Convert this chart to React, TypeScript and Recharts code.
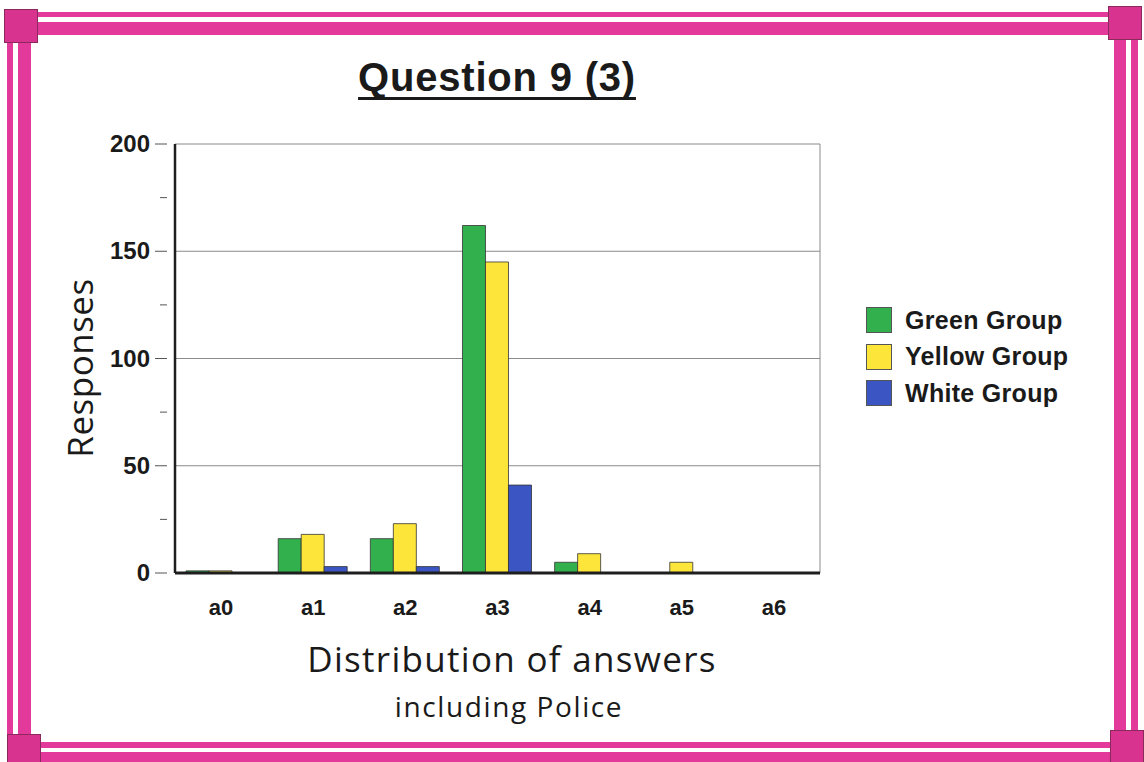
import { BarChart, Bar, XAxis, YAxis, CartesianGrid } from 'recharts';

const categories = ['a0', 'a1', 'a2', 'a3', 'a4', 'a5', 'a6'];
const greenGroup = [1, 16, 16, 162, 5, 0, 0];
const yellowGroup = [1, 18, 23, 145, 9, 5, 0];
const whiteGroup = [0, 3, 3, 41, 0, 0, 0];
const yTicks = [0, 25, 50, 75, 100, 125, 150, 175, 200];
const gridValues = [50, 100, 150, 200];

const series = [
  { key: 'green', name: 'Green Group', color: '#33b04e' },
  { key: 'yellow', name: 'Yellow Group', color: '#fde53a' },
  { key: 'white', name: 'White Group', color: '#3b56c2' },
];

const data = categories.map((c, i) => ({
  name: c,
  green: greenGroup[i],
  yellow: yellowGroup[i],
  white: whiteGroup[i],
}));

const PINK = '#e2399a';
const EDGE = '#8a2a5c';
const BOLD_FONT = 'Liberation Sans, Arial, sans-serif';
const LIGHT_FONT = 'Open Sans, DejaVu Sans, sans-serif';

function YTick(props: any) {
  const { x, y, payload } = props;
  const major = payload.value % 50 === 0;
  return (
    <g>
      <line x1={x - (major ? 12 : 7)} x2={x} y1={y} y2={y} stroke="#555" strokeWidth={1} />
      {major && (
        <text x={x - 17} y={y} dy={8} textAnchor="end" fontSize={24} fontWeight="bold" fill="#1a1a1a" fontFamily={BOLD_FONT}>
          {payload.value}
        </text>
      )}
    </g>
  );
}

function LegendBox() {
  return (
    <div style={{ position: 'absolute', left: 866, top: 302, fontFamily: BOLD_FONT }}>
      {series.map((s) => (
        <div key={s.key} style={{ display: 'flex', alignItems: 'center', height: 36.5 }}>
          <div style={{ width: 26, height: 26, background: s.color, border: '1px solid #555', boxSizing: 'border-box', marginRight: 13 }} />
          <span style={{ fontSize: 25, fontWeight: 'bold', color: '#1a1a1a', letterSpacing: 0.3 }}>{s.name}</span>
        </div>
      ))}
    </div>
  );
}

function Frame() {
  const band = (style: React.CSSProperties) => <div style={{ position: 'absolute', background: PINK, ...style }} />;
  const white = (style: React.CSSProperties) => <div style={{ position: 'absolute', background: '#fff', ...style }} />;
  const corner = (left: number, top: number) => (
    <div style={{ position: 'absolute', left, top, width: 34, height: 34, background: '#d8338f', border: `1px solid ${EDGE}`, boxSizing: 'border-box' }} />
  );
  return (
    <>
      {band({ left: 30, top: 12, width: 1086, height: 23 })}
      {white({ left: 30, top: 17, width: 1086, height: 5 })}
      {band({ left: 30, top: 742, width: 1086, height: 20 })}
      {white({ left: 30, top: 748, width: 1086, height: 4 })}
      {band({ left: 7, top: 40, width: 24, height: 696 })}
      {white({ left: 13, top: 40, width: 5, height: 696 })}
      {band({ left: 1114, top: 36, width: 24, height: 700 })}
      {white({ left: 1126, top: 36, width: 5, height: 700 })}
      {corner(4, 9)}
      {corner(1108, 6)}
      {corner(7, 734)}
      {corner(1110, 730)}
    </>
  );
}

export default function App() {
  return (
    <div style={{ position: 'absolute', left: 0, top: 0, width: 1144, height: 762, background: '#fff', overflow: 'hidden' }}>
      <Frame />
      <div
        style={{
          position: 'absolute', left: 0, width: 994, top: 55, textAlign: 'center',
          fontFamily: BOLD_FONT, fontSize: 40, fontWeight: 'bold', letterSpacing: 0.8,
          textDecoration: 'underline', textDecorationThickness: 3, textUnderlineOffset: 6,
          textDecorationSkipInk: 'none', color: '#1a1a1a',
        }}
      >
        Question 9 (3)
      </div>
      <div
        style={{
          position: 'absolute', left: 79, top: 368, transform: 'translate(-50%, -50%) rotate(-90deg)',
          fontFamily: LIGHT_FONT, fontSize: 35, letterSpacing: 0.5, color: '#1a1a1a', whiteSpace: 'nowrap',
        }}
      >
        Responses
      </div>
      <div
        style={{
          position: 'absolute', left: 0, width: 1024, top: 635, textAlign: 'center',
          fontFamily: LIGHT_FONT, fontSize: 35, letterSpacing: 1.3, color: '#1a1a1a',
        }}
      >
        Distribution of answers
      </div>
      <div
        style={{
          position: 'absolute', left: 0, width: 1018, top: 687, textAlign: 'center',
          fontFamily: LIGHT_FONT, fontSize: 28, letterSpacing: 1.6, color: '#1a1a1a',
        }}
      >
        including Police
      </div>
      <LegendBox />
      <div style={{ position: 'absolute', left: 0, top: 0 }}>
        <BarChart
          width={1144}
          height={762}
          data={data}
          margin={{ top: 144, right: 324, bottom: 159, left: 115 }}
          barCategoryGap="12%"
          barGap={0}
        >
          <CartesianGrid
            horizontalValues={gridValues}
            verticalCoordinatesGenerator={({ offset }: any) => [offset.left + offset.width]}
            stroke="#8a8a8a"
            strokeWidth={1}
          />
          <XAxis
            dataKey="name"
            height={30}
            axisLine={{ stroke: '#1e1e1e', strokeWidth: 3 }}
            tickLine={false}
            tick={{ fontSize: 22, fontWeight: 'bold', fill: '#1a1a1a', fontFamily: BOLD_FONT, dy: 18 }}
          />
          <YAxis
            width={60}
            domain={[0, 200]}
            ticks={yTicks}
            interval={0}
            axisLine={{ stroke: '#1e1e1e', strokeWidth: 2.5 }}
            tickLine={false}
            tick={<YTick />}
          />
          {series.map((s) => (
            <Bar key={s.key} dataKey={s.key} name={s.name} fill={s.color} stroke="#333" strokeWidth={0.8} isAnimationActive={false} />
          ))}
        </BarChart>
      </div>
    </div>
  );
}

Written request
Print the whole listing above once more, word for word, without its pictures.

The answer
Convert this chart to React, TypeScript and Recharts code.
import { BarChart, Bar, XAxis, YAxis, CartesianGrid } from 'recharts';

const categories = ['a0', 'a1', 'a2', 'a3', 'a4', 'a5', 'a6'];
const greenGroup = [1, 16, 16, 162, 5, 0, 0];
const yellowGroup = [1, 18, 23, 145, 9, 5, 0];
const whiteGroup = [0, 3, 3, 41, 0, 0, 0];
const yTicks = [0, 25, 50, 75, 100, 125, 150, 175, 200];
const gridValues = [50, 100, 150, 200];

const series = [
  { key: 'green', name: 'Green Group', color: '#33b04e' },
  { key: 'yellow', name: 'Yellow Group', color: '#fde53a' },
  { key: 'white', name: 'White Group', color: '#3b56c2' },
];

const data = categories.map((c, i) => ({
  name: c,
  green: greenGroup[i],
  yellow: yellowGroup[i],
  white: whiteGroup[i],
}));

const PINK = '#e2399a';
const EDGE = '#8a2a5c';
const BOLD_FONT = 'Liberation Sans, Arial, sans-serif';
const LIGHT_FONT = 'Open Sans, DejaVu Sans, sans-serif';

function YTick(props: any) {
  const { x, y, payload } = props;
  const major = payload.value % 50 === 0;
  return (
    <g>
      <line x1={x - (major ? 12 : 7)} x2={x} y1={y} y2={y} stroke="#555" strokeWidth={1} />
      {major && (
        <text x={x - 17} y={y} dy={8} textAnchor="end" fontSize={24} fontWeight="bold" fill="#1a1a1a" fontFamily={BOLD_FONT}>
          {payload.value}
        </text>
      )}
    </g>
  );
}

function LegendBox() {
  return (
    <div style={{ position: 'absolute', left: 866, top: 302, fontFamily: BOLD_FONT }}>
      {series.map((s) => (
        <div key={s.key} style={{ display: 'flex', alignItems: 'center', height: 36.5 }}>
          <div style={{ width: 26, height: 26, background: s.color, border: '1px solid #555', boxSizing: 'border-box', marginRight: 13 }} />
          <span style={{ fontSize: 25, fontWeight: 'bold', color: '#1a1a1a', letterSpacing: 0.3 }}>{s.name}</span>
        </div>
      ))}
    </div>
  );
}

function Frame() {
  const band = (style: React.CSSProperties) => <div style={{ position: 'absolute', background: PINK, ...style }} />;
  const white = (style: React.CSSProperties) => <div style={{ position: 'absolute', background: '#fff', ...style }} />;
  const corner = (left: number, top: number) => (
    <div style={{ position: 'absolute', left, top, width: 34, height: 34, background: '#d8338f', border: `1px solid ${EDGE}`, boxSizing: 'border-box' }} />
  );
  return (
    <>
      {band({ left: 30, top: 12, width: 1086, height: 23 })}
      {white({ left: 30, top: 17, width: 1086, height: 5 })}
      {band({ left: 30, top: 742, width: 1086, height: 20 })}
      {white({ left: 30, top: 748, width: 1086, height: 4 })}
      {band({ left: 7, top: 40, width: 24, height: 696 })}
      {white({ left: 13, top: 40, width: 5, height: 696 })}
      {band({ left: 1114, top: 36, width: 24, height: 700 })}
      {white({ left: 1126, top: 36, width: 5, height: 700 })}
      {corner(4, 9)}
      {corner(1108, 6)}
      {corner(7, 734)}
      {corner(1110, 730)}
    </>
  );
}

export default function App() {
  return (
    <div style={{ position: 'absolute', left: 0, top: 0, width: 1144, height: 762, background: '#fff', overflow: 'hidden' }}>
      <Frame />
      <div
        style={{
          position: 'absolute', left: 0, width: 994, top: 55, textAlign: 'center',
          fontFamily: BOLD_FONT, fontSize: 40, fontWeight: 'bold', letterSpacing: 0.8,
          textDecoration: 'underline', textDecorationThickness: 3, textUnderlineOffset: 6,
          textDecorationSkipInk: 'none', color: '#1a1a1a',
        }}
      >
        Question 9 (3)
      </div>
      <div
        style={{
          position: 'absolute', left: 79, top: 368, transform: 'translate(-50%, -50%) rotate(-90deg)',
          fontFamily: LIGHT_FONT, fontSize: 35, letterSpacing: 0.5, color: '#1a1a1a', whiteSpace: 'nowrap',
        }}
      >
        Responses
      </div>
      <div
        style={{
          position: 'absolute', left: 0, width: 1024, top: 635, textAlign: 'center',
          fontFamily: LIGHT_FONT, fontSize: 35, letterSpacing: 1.3, color: '#1a1a1a',
        }}
      >
        Distribution of answers
      </div>
      <div
        style={{
          position: 'absolute', left: 0, width: 1018, top: 687, textAlign: 'center',
          fontFamily: LIGHT_FONT, fontSize: 28, letterSpacing: 1.6, color: '#1a1a1a',
        }}
      >
        including Police
      </div>
      <LegendBox />
      <div style={{ position: 'absolute', left: 0, top: 0 }}>
        <BarChart
          width={1144}
          height={762}
          data={data}
          margin={{ top: 144, right: 324, bottom: 159, left: 115 }}
          barCategoryGap="12%"
          barGap={0}
        >
          <CartesianGrid
            horizontalValues={gridValues}
            verticalCoordinatesGenerator={({ offset }: any) => [offset.left + offset.width]}
            stroke="#8a8a8a"
            strokeWidth={1}
          />
          <XAxis
            dataKey="name"
            height={30}
            axisLine={{ stroke: '#1e1e1e', strokeWidth: 3 }}
            tickLine={false}
            tick={{ fontSize: 22, fontWeight: 'bold', fill: '#1a1a1a', fontFamily: BOLD_FONT, dy: 18 }}
          />
          <YAxis
            width={60}
            domain={[0, 200]}
            ticks={yTicks}
            interval={0}
            axisLine={{ stroke: '#1e1e1e', strokeWidth: 2.5 }}
            tickLine={false}
            tick={<YTick />}
          />
          {series.map((s) => (
            <Bar key={s.key} dataKey={s.key} name={s.name} fill={s.color} stroke="#333" strokeWidth={0.8} isAnimationActive={false} />
          ))}
        </BarChart>
      </div>
    </div>
  );
}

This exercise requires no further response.